When that search reveals that Bacall's husband has been kidnapped, Newman drives his cool beat-up Porsche, which like him, seems held together by Bondo, all over the greater LA area trying to put the pieces together.
This leads him to a complicated-as-heck kidnapping strategy that includes a spiritual cult with a shady leader (do cults have any other kind of leaders?), a jazz clubs with a strung-out junkie singer (Julie Harris), oil fields used by the mob to "hide the bodies" and, in some kind of tangential connection, an illegal immigrant labor scheme.
It all somewhat comes together at the end if you think real hard, but for most of the movie you're just trying to catch up to Newman in figuring this one out. Even he seems to be throwing a lot of punches in the dark; still, he's several steps ahead of the plodding police.
The good in this one is not the Rube-Goldberg plot, but Newman doing the cool, disaffected private-investigator thing. This includes getting beat up a few times, aggressively tweaking the police and unenthusiastically shooting some of the bad guys. It also includes a wonderfully real, late-night booty call to his divorcing-him wife, Janet Leigh (stuffed into her jeans), who clearly still wants Newman in her...umm, life.

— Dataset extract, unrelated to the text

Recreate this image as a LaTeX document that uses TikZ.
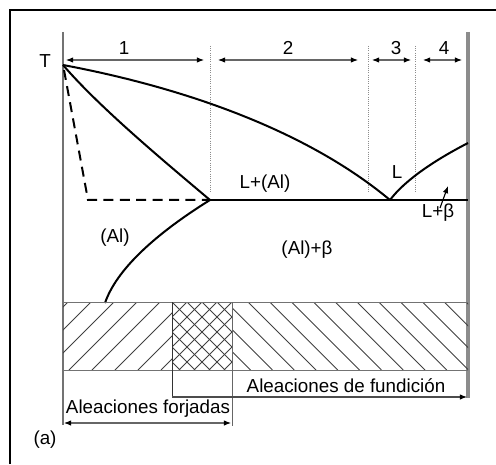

In a perfect mashup of film noir and later-sixties' zeitgeist, the end is, literally and philosophically, an amoral shrug of the shoulders that (minor spoiler alert) lets one of the bad guys go free, but it kinda makes sense.
Had a half hour of Harper's two hours of run time been left on the cutting-room floor, nothing much would have been lost. But despite its shortcomings, it's still good to see the iconic noir-detective torch picked up in the 1960s by Newman to later be handed off to Jack Nicholson in the 1970s classic Chinatown.